Intervention de Julien Aubert

Réunion du mardi 12 juin 2018 à 17h00
Commission des affaires économiques

Photo issue du site de l'Assemblée nationale ou de WikipediaJulien Aubert, rapporteur :

Sur le plan moral, je comprends que l'on puisse trouver anormal que des bureaux restent vides durant des mois alors que certaines personnes ne trouvent pas à se loger. Cependant, sur le plan juridique, ces locaux restent la propriété d'une personne qui, conformément à la loi, en fait l'usage de son choix.
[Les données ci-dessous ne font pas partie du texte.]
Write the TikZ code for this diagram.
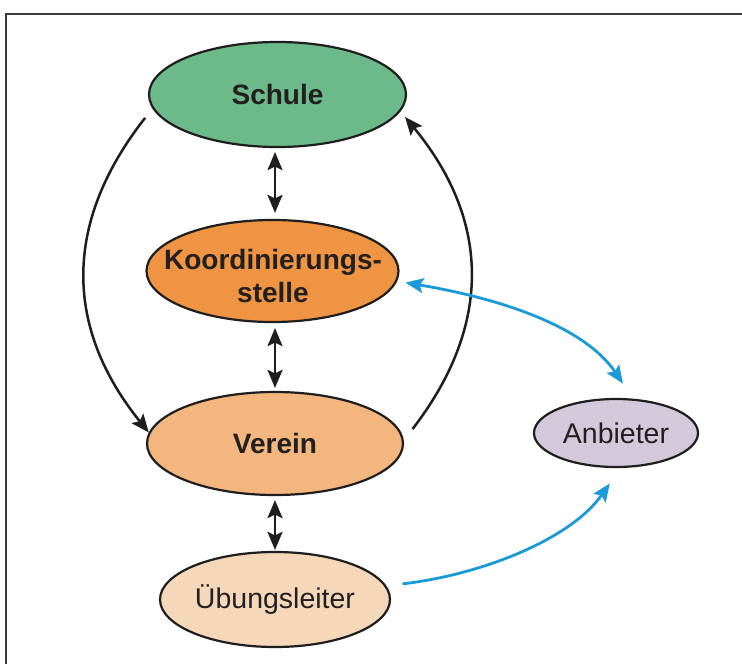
\documentclass[tikz,border=0pt]{standalone}
\usepackage{fontspec}
\setmainfont{Liberation Sans}
\usetikzlibrary{calc,arrows.meta,shapes.geometric}
\definecolor{schulec}{HTML}{6CBA8A}
\definecolor{koordc}{HTML}{EF9443}
\definecolor{vereinc}{HTML}{F2B67E}
\definecolor{uebc}{HTML}{F5D7BA}
\definecolor{anbc}{HTML}{D3C9DB}
\definecolor{bluec}{HTML}{1B9AD8}
\definecolor{linec}{HTML}{1E1E1E}
\definecolor{textc}{HTML}{231F20}
\definecolor{framec}{HTML}{3A3A3A}
\begin{document}
\begin{tikzpicture}[x=1pt,y=-1pt,
  ell/.style={ellipse, draw=linec, line width=2.2pt, inner sep=0pt, text=textc},
  bigtxt/.style={font=\fontsize{28}{33}\selectfont\bfseries, text=textc},
  regtxt/.style={font=\fontsize{28.5}{33}\selectfont, text=textc},
  conn/.style={line width=2.5pt, draw=linec},
  bconn/.style={line width=2.8pt, draw=bluec},
  >={Stealth[length=18pt,width=15pt,inset=3.5pt]}
]
\clip (0,0) rectangle (742,664);
\fill[white] (0,0) rectangle (742,664);
\draw[line width=2.8pt, draw=framec] (6,14) rectangle (790,700);

\node[ell, fill=schulec, minimum width=257pt, minimum height=105pt, bigtxt] (S) at (277.5,94.5) {Schule};
\node[ell, fill=koordc, minimum width=252pt, minimum height=102pt] (K) at (272.5,271) {};
\node[bigtxt, align=center] (Kt) at (273,276) {Koordinierungs-\\stelle};
\node[ell, fill=vereinc, minimum width=256pt, minimum height=103pt, bigtxt] (V) at (275,443.5) {Verein};
\node[ell, fill=uebc, minimum width=230pt, minimum height=95pt, regtxt] (U) at (275,599.5) {Übungsleiter};
\node[ell, fill=anbc, minimum width=164pt, minimum height=68pt, regtxt] (A) at (616,433) {Anbieter};

% vertical double arrows
\draw[conn, <->, shorten <=4pt, shorten >=6pt] (S.south -| V.center) -- (K.north -| V.center);
\draw[conn, <->, shorten <=5pt, shorten >=3pt] (K.south -| V.center) -- (V.north -| V.center);
\draw[conn, <->, shorten <=4pt, shorten >=1pt] (V.south -| V.center) -- (U.north -| V.center);

% black side curves
\draw[conn, ->] ($(S)!1.11!(S.190)$) .. controls (62.5,223) and (64.5,328) .. (V.175);
\draw[conn, ->] ($(V)!1.1!(V.6)$) .. controls (490.5,328) and (492.5,223) .. ($(S)!1.07!(S.350)$);

% blue curves
\draw[bconn, <->] ($(K)!1.07!(K.355)$) .. controls (480,295) and (580,320) .. ($(A)!1.41!(A.82)$);
\draw[bconn, ->] ($(U)!1.145!(U.7)$) .. controls (480,575) and (570,540) .. ($(A)!1.44!(A.263)$);
\end{tikzpicture}
\end{document}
On peut certes considérer, à l'instar de Pierre-Joseph Proudhon, que « la propriété, c'est le vol », mais un tel raisonnement peut nous emmener très loin… Si vous possédez trois voitures, dont une que vous n'utilisez que rarement, je pourrais ainsi décider qu'elle me serait plus utile qu'à vous et me l'approprier. Mais je pense que vous trouveriez cela injuste, et vous auriez raison, car le droit de propriété ne saurait dépendre du niveau de richesse du propriétaire : soit on protège la propriété, soit on ne la protège pas, mais il n'y aurait pas de sens à ne la protéger qu'à 80 %, par exemple.

Pour ce qui est des locaux à usage professionnel, je n'ai pas étudié cette question de manière approfondie, mais j'ai tendance à penser qu'en l'état actuel du droit, ils sont concernés. Siège de la vie privée, le domicile fait à ce titre l'objet de la protection la plus efficace. Tous les autres locaux, non rattachables à un lieu d'habitation, peuvent donner lieu à la saisine d'un juge, qui ne rendra cependant sa décision qu'à l'issue d'une longue et coûteuse procédure.

Je me souviens du cas d'un propriétaire dont le locataire ne payait plus ses loyers. Ce dernier l'appelait une fois par mois, à minuit, afin de lui indiquer à l'avance quels arguments juridiques il allait employer pour se maintenir dans les lieux, quels arguments lui seraient opposés par son avocat et comment il les réfuterait afin que le tribunal lui donne raison. Enfin, au bout de deux ans et demi, il lui a annoncé qu'il était arrivé au bout de ses recours et s'apprêtait à libérer les lieux – ce qu'il a effectivement fait, non sans avoir préalablement dévasté les lieux. Même si tous les locataires indélicats ne font pas preuve d'une telle perversité, cet exemple a vocation à souligner le fait qu'en pareil cas, le propriétaire ne subit pas un simple préjudice financier, mais aussi un important préjudice moral, pouvant avoir de graves conséquences sur sa santé.